━━━ RECORD SET

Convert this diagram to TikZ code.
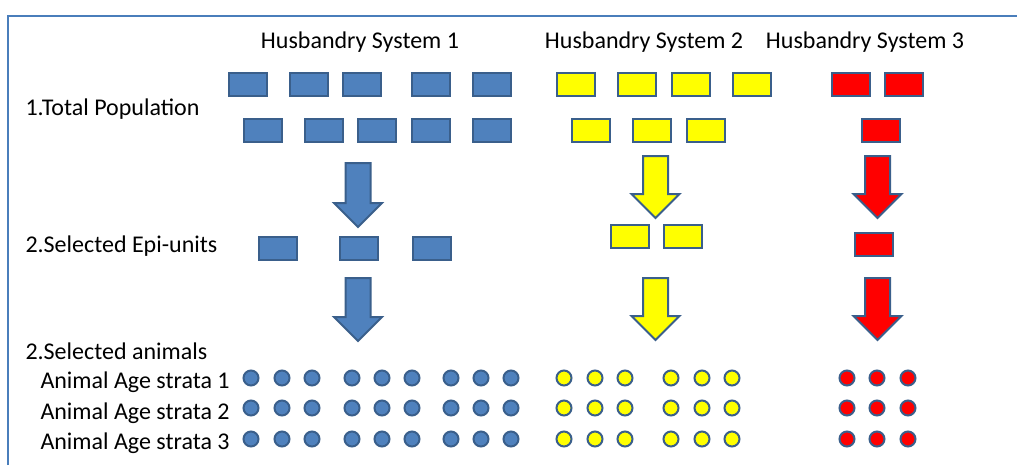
\documentclass[tikz,border=0pt]{standalone}
\usepackage{fontspec}
\setmainfont{Carlito}
\definecolor{unitblue}{HTML}{4F81BD}
\definecolor{unitedge}{HTML}{3A5F8B}
\definecolor{framblue}{HTML}{4A7EBB}
\definecolor{unityellow}{HTML}{FFFF00}
\definecolor{unitred}{HTML}{FF0000}
\tikzset{every picture/.style={line width=0.75pt}}
\tikzset{
  unit/.style={draw=unitedge, line width=1.5pt, rectangle, minimum width=28.5pt, minimum height=17.25pt, inner sep=0pt},
  animal/.style={draw=unitedge, line width=1.5pt, circle, minimum size=11.25pt, inner sep=0pt},
  arrowline/.style={draw=unitedge, line width=1.5pt},
  label/.style={anchor=base west, inner sep=0pt},
  syslabel/.style={anchor=base, inner sep=0pt}
}
% down block arrow: fill, x centre, top, tip
\newcommand{\blockarrow}[4]{\draw[arrowline, fill=#1] (#2-12.5,#3) -- (#2+12.5,#3) -- (#2+12.5,#4-24) -- (#2+24,#4-24) -- (#2,#4) -- (#2-24,#4-24) -- (#2-12.5,#4-24) -- cycle ;}

\begin{document}
\begin{tikzpicture}[x=0.75pt,y=0.75pt,yscale=-1,xscale=1,font=\fontsize{18pt}{22pt}\selectfont]
\useasboundingbox (0,0) rectangle (1017,465);

%Frame
\draw [color=framblue, line width=1.5pt]  (8,465) -- (8,16) -- (1017,16) ;

% Text Node
\node [syslabel] (hs1) at (360,48) {Husbandry System 1};
\node [syslabel] (hs2) at (644,48) {Husbandry System 2};
\node [syslabel] (hs3) at (865,48) {Husbandry System 3};
\node [label] (totpop) at (25,115) {1.Total Population};
\node [label] (selepi) at (25,252) {2.Selected Epi-units};
\node [label] (selani) at (25,359) {2.Selected animals};
\node [label] (strata1) at (40,388) {Animal Age strata 1};
\node [label] (strata2) at (40,419) {Animal Age strata 2};
\node [label] (strata3) at (40,449) {Animal Age strata 3};

%Shape: Rectangle (total population)
\foreach \x [count=\i] in {248,309,362,431,492} \node [unit, fill=unitblue] (bt1\i) at (\x,84.5) {};
\foreach \x [count=\i] in {263,324,377,431,492} \node [unit, fill=unitblue] (bt2\i) at (\x,130.5) {};
\foreach \x [count=\i] in {576,637,691,752} \node [unit, fill=unityellow] (yt1\i) at (\x,84.5) {};
\foreach \x [count=\i] in {591,652,705.5} \node [unit, fill=unityellow] (yt2\i) at (\x,130.5) {};
\foreach \x [count=\i] in {851,904} \node [unit, fill=unitred] (rt1\i) at (\x,84.5) {};
\node [unit, fill=unitred] (rt21) at (881,130.5) {};

%Shape: Rectangle (selected epi-units)
\foreach \x [count=\i] in {278,359,432} \node [unit, fill=unitblue] (be\i) at (\x,248.5) {};
\foreach \x [count=\i] in {629.5,683} \node [unit, fill=unityellow] (ye\i) at (\x,236.5) {};
\node [unit, fill=unitred] (re1) at (873.5,244.5) {};

%Shape: Down Arrow
\blockarrow{unitblue}{358}{163}{227}
\blockarrow{unityellow}{655.5}{156}{218}
\blockarrow{unitred}{877.5}{156}{218}
\blockarrow{unitblue}{358}{278}{341}
\blockarrow{unityellow}{655.5}{278}{340}
\blockarrow{unitred}{877.5}{278}{340}

%Shape: Circle (selected animals)
\foreach \y [count=\j] in {378,408,439} {
  \foreach \x [count=\i] in {251,282,312,352,382,412,451,481,511} \node [animal, fill=unitblue] (ba\j\i) at (\x,\y) {};
  \foreach \x [count=\i] in {564,595,625,671,702,732} \node [animal, fill=unityellow] (ya\j\i) at (\x,\y) {};
  \foreach \x [count=\i] in {847,877,908} \node [animal, fill=unitred] (ra\j\i) at (\x,\y) {};
}

\end{tikzpicture}
\end{document}
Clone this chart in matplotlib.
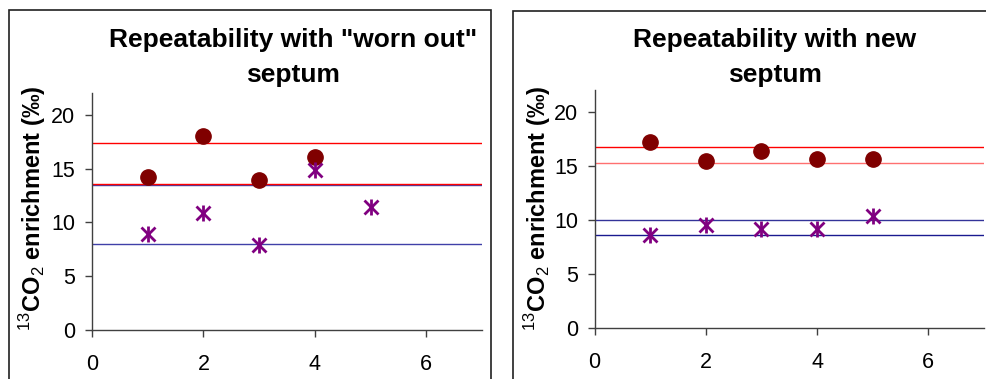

━━━━━━

REQUIRED WORK: Except for the pictures, print the data above exactly.

RIGHT ANSWER:
Convert this diagram to TikZ code.
\documentclass[tikz,border=0pt]{standalone}
\usepackage{fontspec}
\setmainfont{Carlito}
\definecolor{unitblue}{HTML}{4F81BD}
\definecolor{unitedge}{HTML}{3A5F8B}
\definecolor{framblue}{HTML}{4A7EBB}
\definecolor{unityellow}{HTML}{FFFF00}
\definecolor{unitred}{HTML}{FF0000}
\tikzset{every picture/.style={line width=0.75pt}}
\tikzset{
  unit/.style={draw=unitedge, line width=1.5pt, rectangle, minimum width=28.5pt, minimum height=17.25pt, inner sep=0pt},
  animal/.style={draw=unitedge, line width=1.5pt, circle, minimum size=11.25pt, inner sep=0pt},
  arrowline/.style={draw=unitedge, line width=1.5pt},
  label/.style={anchor=base west, inner sep=0pt},
  syslabel/.style={anchor=base, inner sep=0pt}
}
% down block arrow: fill, x centre, top, tip
\newcommand{\blockarrow}[4]{\draw[arrowline, fill=#1] (#2-12.5,#3) -- (#2+12.5,#3) -- (#2+12.5,#4-24) -- (#2+24,#4-24) -- (#2,#4) -- (#2-24,#4-24) -- (#2-12.5,#4-24) -- cycle ;}

\begin{document}
\begin{tikzpicture}[x=0.75pt,y=0.75pt,yscale=-1,xscale=1,font=\fontsize{18pt}{22pt}\selectfont]
\useasboundingbox (0,0) rectangle (1017,465);

%Frame
\draw [color=framblue, line width=1.5pt]  (8,465) -- (8,16) -- (1017,16) ;

% Text Node
\node [syslabel] (hs1) at (360,48) {Husbandry System 1};
\node [syslabel] (hs2) at (644,48) {Husbandry System 2};
\node [syslabel] (hs3) at (865,48) {Husbandry System 3};
\node [label] (totpop) at (25,115) {1.Total Population};
\node [label] (selepi) at (25,252) {2.Selected Epi-units};
\node [label] (selani) at (25,359) {2.Selected animals};
\node [label] (strata1) at (40,388) {Animal Age strata 1};
\node [label] (strata2) at (40,419) {Animal Age strata 2};
\node [label] (strata3) at (40,449) {Animal Age strata 3};

%Shape: Rectangle (total population)
\foreach \x [count=\i] in {248,309,362,431,492} \node [unit, fill=unitblue] (bt1\i) at (\x,84.5) {};
\foreach \x [count=\i] in {263,324,377,431,492} \node [unit, fill=unitblue] (bt2\i) at (\x,130.5) {};
\foreach \x [count=\i] in {576,637,691,752} \node [unit, fill=unityellow] (yt1\i) at (\x,84.5) {};
\foreach \x [count=\i] in {591,652,705.5} \node [unit, fill=unityellow] (yt2\i) at (\x,130.5) {};
\foreach \x [count=\i] in {851,904} \node [unit, fill=unitred] (rt1\i) at (\x,84.5) {};
\node [unit, fill=unitred] (rt21) at (881,130.5) {};

%Shape: Rectangle (selected epi-units)
\foreach \x [count=\i] in {278,359,432} \node [unit, fill=unitblue] (be\i) at (\x,248.5) {};
\foreach \x [count=\i] in {629.5,683} \node [unit, fill=unityellow] (ye\i) at (\x,236.5) {};
\node [unit, fill=unitred] (re1) at (873.5,244.5) {};

%Shape: Down Arrow
\blockarrow{unitblue}{358}{163}{227}
\blockarrow{unityellow}{655.5}{156}{218}
\blockarrow{unitred}{877.5}{156}{218}
\blockarrow{unitblue}{358}{278}{341}
\blockarrow{unityellow}{655.5}{278}{340}
\blockarrow{unitred}{877.5}{278}{340}

%Shape: Circle (selected animals)
\foreach \y [count=\j] in {378,408,439} {
  \foreach \x [count=\i] in {251,282,312,352,382,412,451,481,511} \node [animal, fill=unitblue] (ba\j\i) at (\x,\y) {};
  \foreach \x [count=\i] in {564,595,625,671,702,732} \node [animal, fill=unityellow] (ya\j\i) at (\x,\y) {};
  \foreach \x [count=\i] in {847,877,908} \node [animal, fill=unitred] (ra\j\i) at (\x,\y) {};
}

\end{tikzpicture}
\end{document}
Clone this chart in matplotlib.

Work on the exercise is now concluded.